- REQUIREMENTS -
Keep to the lines from the line containing "Reproduce this chart" through the line containing "from matplotlib.ticker import": copy them exactly and leave every picture out.

[Figure scripts]

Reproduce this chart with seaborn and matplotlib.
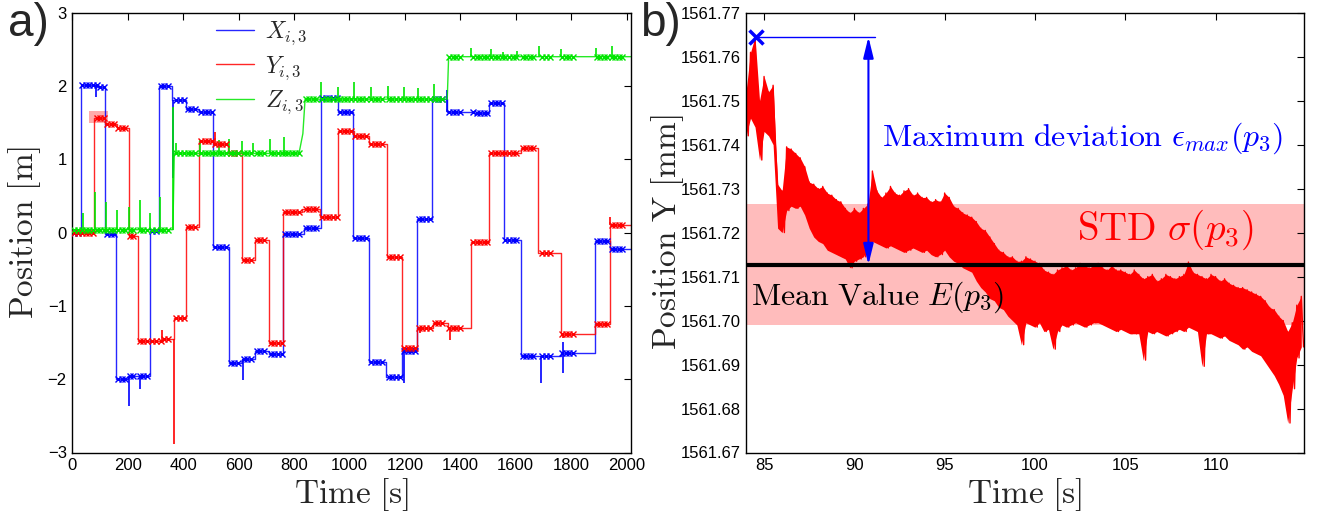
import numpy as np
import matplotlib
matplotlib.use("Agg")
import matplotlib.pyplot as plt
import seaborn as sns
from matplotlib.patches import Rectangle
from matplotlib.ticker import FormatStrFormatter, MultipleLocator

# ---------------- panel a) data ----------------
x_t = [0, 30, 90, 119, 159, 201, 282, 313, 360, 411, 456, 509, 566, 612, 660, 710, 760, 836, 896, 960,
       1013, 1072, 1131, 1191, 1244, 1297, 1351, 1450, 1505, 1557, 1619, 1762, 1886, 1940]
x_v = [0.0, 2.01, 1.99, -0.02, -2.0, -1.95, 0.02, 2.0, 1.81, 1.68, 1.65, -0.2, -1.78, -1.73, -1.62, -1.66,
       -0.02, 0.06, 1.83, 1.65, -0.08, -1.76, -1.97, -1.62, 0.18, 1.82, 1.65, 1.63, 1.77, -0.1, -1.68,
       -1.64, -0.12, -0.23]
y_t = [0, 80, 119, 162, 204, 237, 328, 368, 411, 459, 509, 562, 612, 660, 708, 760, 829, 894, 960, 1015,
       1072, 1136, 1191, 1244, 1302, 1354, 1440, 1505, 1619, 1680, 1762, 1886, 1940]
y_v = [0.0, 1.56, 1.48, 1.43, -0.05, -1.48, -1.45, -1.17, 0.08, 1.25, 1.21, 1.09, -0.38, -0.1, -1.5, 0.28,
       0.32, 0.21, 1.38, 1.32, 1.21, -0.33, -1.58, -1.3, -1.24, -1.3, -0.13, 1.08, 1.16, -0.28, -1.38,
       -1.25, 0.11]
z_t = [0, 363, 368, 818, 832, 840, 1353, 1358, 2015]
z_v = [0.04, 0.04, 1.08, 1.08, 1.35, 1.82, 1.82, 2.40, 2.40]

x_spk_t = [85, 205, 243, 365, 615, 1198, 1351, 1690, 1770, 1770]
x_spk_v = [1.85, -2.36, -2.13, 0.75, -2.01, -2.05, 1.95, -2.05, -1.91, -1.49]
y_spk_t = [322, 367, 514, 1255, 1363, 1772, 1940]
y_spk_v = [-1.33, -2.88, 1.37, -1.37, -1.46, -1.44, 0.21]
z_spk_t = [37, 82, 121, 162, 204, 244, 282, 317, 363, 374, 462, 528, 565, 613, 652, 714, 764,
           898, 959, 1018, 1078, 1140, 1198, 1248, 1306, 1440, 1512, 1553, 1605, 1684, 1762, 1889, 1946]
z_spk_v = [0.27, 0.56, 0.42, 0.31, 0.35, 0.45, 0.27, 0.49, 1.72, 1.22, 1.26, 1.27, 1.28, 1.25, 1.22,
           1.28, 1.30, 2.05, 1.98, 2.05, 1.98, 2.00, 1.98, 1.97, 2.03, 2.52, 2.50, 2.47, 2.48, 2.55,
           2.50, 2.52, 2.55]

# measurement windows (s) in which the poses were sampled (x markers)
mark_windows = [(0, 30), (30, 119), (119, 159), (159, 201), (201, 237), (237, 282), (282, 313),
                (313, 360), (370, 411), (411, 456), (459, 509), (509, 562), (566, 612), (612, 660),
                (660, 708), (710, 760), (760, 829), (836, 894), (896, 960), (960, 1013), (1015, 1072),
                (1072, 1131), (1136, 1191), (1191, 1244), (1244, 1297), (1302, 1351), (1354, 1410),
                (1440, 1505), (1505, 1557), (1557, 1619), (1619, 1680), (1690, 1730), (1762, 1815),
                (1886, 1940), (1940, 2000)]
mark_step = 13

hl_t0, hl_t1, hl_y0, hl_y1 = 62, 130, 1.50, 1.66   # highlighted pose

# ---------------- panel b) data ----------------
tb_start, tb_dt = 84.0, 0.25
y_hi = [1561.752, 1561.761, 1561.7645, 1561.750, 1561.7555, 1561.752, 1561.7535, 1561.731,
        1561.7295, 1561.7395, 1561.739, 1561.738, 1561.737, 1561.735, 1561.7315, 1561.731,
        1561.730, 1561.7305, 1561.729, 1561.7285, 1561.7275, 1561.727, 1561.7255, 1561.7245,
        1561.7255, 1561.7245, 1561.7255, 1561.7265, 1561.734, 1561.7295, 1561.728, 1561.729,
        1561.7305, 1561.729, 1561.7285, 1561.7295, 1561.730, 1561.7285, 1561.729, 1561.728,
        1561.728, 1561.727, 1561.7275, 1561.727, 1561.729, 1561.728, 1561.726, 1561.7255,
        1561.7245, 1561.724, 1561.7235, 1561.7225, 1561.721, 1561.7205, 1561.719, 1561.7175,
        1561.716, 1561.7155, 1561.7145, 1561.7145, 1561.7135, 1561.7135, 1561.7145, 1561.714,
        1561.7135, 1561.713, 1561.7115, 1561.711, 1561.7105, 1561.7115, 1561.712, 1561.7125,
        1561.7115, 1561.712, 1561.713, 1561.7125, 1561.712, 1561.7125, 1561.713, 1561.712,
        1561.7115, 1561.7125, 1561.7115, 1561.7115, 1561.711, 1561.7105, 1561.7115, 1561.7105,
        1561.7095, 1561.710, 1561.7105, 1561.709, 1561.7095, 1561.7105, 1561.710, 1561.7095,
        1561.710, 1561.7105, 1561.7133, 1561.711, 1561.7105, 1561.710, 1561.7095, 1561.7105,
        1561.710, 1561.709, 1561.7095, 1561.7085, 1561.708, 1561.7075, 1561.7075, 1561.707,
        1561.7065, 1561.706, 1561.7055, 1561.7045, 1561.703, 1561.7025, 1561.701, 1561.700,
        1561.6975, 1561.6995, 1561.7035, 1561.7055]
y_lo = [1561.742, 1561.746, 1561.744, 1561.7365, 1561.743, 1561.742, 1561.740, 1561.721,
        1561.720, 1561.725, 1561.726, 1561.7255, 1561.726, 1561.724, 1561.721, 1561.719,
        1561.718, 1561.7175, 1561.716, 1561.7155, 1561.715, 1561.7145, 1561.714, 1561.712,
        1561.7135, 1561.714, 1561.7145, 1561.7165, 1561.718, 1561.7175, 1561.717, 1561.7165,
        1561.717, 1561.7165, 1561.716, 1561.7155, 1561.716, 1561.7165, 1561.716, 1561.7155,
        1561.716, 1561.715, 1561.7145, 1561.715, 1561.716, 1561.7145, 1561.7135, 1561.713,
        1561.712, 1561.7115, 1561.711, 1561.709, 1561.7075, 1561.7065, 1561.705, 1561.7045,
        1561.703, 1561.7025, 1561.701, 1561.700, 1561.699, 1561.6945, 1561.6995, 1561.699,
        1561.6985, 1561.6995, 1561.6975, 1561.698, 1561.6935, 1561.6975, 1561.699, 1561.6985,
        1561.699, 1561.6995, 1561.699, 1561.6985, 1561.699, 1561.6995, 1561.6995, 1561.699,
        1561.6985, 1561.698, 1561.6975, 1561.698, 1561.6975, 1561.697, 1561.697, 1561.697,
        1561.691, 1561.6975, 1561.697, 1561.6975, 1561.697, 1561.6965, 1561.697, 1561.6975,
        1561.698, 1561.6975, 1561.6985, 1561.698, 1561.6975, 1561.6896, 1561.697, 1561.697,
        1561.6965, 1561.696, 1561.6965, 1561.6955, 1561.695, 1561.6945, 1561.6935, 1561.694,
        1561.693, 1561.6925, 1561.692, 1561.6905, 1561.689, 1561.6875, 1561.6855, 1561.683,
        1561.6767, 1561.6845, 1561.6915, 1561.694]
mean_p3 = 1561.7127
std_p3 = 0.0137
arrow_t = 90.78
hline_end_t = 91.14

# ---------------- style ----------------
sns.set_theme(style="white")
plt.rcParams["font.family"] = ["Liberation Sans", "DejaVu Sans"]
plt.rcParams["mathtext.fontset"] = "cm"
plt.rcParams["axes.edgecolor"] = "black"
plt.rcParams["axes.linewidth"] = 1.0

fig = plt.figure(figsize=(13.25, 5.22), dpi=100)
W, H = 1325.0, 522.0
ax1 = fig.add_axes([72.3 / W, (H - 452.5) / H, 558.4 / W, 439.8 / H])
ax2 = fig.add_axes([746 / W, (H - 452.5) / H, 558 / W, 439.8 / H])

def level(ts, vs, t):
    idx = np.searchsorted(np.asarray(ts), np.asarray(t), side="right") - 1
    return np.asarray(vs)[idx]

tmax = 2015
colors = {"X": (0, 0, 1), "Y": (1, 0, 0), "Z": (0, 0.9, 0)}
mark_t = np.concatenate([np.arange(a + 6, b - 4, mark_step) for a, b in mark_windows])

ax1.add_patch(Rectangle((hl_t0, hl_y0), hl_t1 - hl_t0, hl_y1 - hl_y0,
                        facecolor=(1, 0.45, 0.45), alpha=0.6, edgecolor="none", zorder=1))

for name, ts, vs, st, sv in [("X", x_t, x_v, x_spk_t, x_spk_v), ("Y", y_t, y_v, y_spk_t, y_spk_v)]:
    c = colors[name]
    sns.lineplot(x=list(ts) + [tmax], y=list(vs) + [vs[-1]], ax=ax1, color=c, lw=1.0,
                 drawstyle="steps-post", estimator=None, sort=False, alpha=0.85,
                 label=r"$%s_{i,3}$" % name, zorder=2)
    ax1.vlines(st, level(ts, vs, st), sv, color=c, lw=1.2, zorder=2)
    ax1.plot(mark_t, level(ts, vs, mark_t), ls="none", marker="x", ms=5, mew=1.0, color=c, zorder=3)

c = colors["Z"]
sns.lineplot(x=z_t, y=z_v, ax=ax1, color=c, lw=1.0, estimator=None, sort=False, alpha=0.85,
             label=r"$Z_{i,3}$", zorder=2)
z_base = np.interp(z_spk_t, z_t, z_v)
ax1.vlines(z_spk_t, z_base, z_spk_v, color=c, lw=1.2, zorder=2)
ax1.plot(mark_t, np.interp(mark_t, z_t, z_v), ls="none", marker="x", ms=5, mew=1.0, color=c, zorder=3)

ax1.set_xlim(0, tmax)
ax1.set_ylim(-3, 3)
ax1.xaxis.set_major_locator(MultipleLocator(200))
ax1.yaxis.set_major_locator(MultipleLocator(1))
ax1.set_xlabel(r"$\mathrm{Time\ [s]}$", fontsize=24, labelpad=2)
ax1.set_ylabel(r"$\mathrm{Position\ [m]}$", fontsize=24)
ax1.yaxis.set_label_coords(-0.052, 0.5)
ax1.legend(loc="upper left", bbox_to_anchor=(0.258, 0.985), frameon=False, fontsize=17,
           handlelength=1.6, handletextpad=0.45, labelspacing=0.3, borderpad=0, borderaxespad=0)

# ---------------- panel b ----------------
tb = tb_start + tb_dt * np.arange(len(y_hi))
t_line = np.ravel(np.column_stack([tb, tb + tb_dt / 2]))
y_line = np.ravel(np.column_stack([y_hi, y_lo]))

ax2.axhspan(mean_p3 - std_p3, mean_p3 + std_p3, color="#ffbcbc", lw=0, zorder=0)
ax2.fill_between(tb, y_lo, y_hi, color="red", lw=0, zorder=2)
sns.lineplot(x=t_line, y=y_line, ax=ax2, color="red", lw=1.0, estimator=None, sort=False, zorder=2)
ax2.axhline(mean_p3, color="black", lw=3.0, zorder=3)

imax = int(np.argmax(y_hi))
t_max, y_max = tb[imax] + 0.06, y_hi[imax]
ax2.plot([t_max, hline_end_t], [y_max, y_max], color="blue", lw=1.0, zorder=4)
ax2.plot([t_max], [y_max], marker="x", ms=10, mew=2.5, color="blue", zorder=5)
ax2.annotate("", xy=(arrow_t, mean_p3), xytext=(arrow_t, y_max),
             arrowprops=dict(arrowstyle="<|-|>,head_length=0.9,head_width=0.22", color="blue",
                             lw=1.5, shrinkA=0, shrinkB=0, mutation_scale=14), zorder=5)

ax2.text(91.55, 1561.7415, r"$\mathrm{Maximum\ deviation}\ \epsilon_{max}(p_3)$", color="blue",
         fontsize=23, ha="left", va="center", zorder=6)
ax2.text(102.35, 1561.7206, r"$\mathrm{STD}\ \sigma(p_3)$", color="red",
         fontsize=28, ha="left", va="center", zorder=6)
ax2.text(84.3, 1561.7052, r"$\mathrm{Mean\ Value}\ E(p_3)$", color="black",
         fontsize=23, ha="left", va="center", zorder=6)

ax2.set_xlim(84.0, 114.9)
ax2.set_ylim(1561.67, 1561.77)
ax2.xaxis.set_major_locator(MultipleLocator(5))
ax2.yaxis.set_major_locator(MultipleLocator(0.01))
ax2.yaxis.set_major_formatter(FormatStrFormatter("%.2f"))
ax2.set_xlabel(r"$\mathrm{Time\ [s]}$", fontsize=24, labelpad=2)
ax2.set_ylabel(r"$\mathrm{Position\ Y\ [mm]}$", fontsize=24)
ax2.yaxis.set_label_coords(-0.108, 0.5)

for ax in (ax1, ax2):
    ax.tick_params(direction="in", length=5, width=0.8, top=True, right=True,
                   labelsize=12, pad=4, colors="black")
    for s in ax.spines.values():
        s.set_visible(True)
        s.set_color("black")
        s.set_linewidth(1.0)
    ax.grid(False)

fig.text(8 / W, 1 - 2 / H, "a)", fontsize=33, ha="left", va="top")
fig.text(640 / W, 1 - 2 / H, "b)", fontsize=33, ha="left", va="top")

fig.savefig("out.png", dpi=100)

* * *

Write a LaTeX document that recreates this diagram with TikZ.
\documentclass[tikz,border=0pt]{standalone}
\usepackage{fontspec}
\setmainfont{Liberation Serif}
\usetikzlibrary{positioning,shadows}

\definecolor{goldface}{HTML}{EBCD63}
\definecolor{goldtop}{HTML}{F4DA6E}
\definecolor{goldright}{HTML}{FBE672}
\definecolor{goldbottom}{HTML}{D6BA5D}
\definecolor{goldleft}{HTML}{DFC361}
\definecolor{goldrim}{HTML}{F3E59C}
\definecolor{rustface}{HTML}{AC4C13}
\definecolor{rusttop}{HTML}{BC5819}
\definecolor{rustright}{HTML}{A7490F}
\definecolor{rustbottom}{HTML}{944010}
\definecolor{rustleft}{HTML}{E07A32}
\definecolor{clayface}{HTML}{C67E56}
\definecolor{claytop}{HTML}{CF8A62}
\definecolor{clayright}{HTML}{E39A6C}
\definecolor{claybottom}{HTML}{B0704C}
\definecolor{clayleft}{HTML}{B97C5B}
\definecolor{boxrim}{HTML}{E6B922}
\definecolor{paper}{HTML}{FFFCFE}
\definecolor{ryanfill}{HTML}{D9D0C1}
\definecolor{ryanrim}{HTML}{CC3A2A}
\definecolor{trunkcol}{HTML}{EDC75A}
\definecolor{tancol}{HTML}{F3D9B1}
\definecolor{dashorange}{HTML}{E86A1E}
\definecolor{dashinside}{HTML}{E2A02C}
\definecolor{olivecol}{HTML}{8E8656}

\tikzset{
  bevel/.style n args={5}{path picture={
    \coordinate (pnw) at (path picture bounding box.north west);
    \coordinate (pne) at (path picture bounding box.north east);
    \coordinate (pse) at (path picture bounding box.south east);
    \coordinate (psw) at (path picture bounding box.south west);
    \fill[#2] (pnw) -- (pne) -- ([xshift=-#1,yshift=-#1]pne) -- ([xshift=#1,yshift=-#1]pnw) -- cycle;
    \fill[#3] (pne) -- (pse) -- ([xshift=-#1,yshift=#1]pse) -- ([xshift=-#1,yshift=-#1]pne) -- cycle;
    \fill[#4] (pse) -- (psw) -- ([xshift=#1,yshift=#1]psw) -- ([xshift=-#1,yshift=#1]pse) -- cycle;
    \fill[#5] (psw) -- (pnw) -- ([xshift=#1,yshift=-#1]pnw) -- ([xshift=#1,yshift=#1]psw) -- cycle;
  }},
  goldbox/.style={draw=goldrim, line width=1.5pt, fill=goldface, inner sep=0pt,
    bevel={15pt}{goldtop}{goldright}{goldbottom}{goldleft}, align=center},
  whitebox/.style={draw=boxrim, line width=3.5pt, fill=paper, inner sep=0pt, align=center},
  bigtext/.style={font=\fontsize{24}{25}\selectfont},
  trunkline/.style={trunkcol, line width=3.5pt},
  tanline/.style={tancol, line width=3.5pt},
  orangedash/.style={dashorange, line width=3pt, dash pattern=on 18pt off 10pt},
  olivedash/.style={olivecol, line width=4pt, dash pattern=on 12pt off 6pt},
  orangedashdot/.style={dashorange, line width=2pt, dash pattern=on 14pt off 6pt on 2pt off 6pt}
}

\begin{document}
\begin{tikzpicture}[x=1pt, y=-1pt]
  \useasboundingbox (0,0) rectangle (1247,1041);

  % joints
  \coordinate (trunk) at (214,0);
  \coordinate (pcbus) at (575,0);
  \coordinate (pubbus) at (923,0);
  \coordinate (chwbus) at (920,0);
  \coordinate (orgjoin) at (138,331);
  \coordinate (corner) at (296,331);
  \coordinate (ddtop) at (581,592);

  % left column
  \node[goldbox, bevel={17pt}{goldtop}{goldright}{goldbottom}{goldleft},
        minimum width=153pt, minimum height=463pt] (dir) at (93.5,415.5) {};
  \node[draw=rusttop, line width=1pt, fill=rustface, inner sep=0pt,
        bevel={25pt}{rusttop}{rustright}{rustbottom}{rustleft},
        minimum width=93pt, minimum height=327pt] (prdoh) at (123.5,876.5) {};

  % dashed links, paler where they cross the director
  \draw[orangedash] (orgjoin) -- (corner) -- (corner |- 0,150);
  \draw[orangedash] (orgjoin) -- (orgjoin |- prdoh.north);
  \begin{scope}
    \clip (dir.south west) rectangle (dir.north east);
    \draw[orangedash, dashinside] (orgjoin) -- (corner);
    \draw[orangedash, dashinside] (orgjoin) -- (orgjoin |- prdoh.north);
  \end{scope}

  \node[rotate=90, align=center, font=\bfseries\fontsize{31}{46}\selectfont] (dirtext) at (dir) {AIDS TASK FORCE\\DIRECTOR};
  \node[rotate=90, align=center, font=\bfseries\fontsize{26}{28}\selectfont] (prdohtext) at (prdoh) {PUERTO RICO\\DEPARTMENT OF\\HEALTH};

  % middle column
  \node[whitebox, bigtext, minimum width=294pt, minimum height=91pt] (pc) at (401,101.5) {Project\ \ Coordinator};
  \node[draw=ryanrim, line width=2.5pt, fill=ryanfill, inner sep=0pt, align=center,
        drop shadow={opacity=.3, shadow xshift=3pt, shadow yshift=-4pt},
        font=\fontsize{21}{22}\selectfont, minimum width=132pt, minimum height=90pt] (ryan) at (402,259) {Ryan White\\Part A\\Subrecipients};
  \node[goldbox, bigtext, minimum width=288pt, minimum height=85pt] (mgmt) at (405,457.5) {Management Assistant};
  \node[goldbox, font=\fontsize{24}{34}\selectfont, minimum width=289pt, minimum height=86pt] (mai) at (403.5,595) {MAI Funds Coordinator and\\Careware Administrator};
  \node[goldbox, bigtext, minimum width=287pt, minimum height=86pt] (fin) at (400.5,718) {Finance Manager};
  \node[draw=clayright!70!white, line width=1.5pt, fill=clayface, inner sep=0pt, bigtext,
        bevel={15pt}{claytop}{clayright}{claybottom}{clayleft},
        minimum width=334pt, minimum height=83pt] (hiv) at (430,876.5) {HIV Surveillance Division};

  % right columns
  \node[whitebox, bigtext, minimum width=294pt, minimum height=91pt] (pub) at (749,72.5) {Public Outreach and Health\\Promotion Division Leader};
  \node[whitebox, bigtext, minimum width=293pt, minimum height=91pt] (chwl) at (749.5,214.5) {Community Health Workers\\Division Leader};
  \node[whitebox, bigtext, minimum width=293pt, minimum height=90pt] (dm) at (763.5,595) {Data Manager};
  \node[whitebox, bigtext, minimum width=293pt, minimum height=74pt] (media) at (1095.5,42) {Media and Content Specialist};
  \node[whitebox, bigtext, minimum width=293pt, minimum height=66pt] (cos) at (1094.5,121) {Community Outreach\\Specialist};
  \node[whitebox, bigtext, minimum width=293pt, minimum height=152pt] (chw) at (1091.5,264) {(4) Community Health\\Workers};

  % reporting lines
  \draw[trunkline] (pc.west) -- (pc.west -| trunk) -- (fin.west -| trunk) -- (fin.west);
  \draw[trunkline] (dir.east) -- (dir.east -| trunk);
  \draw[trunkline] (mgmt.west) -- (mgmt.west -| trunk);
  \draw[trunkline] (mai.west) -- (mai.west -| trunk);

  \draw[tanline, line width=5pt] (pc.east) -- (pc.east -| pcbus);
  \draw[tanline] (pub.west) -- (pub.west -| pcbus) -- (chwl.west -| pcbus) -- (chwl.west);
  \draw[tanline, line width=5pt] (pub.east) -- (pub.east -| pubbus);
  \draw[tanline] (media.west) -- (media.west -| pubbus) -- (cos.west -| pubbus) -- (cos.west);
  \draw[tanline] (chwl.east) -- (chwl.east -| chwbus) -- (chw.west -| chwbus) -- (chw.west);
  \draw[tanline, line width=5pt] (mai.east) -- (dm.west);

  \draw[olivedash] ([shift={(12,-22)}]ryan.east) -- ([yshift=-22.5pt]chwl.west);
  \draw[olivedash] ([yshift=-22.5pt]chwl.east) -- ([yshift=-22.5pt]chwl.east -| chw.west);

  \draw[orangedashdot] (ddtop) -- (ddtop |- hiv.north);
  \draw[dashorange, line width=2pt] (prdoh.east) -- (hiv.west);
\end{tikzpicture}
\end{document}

- COMPLETE OUTPUT -
Reproduce this chart with seaborn and matplotlib.
import numpy as np
import matplotlib
matplotlib.use("Agg")
import matplotlib.pyplot as plt
import seaborn as sns
from matplotlib.patches import Rectangle
from matplotlib.ticker import FormatStrFormatter, MultipleLocator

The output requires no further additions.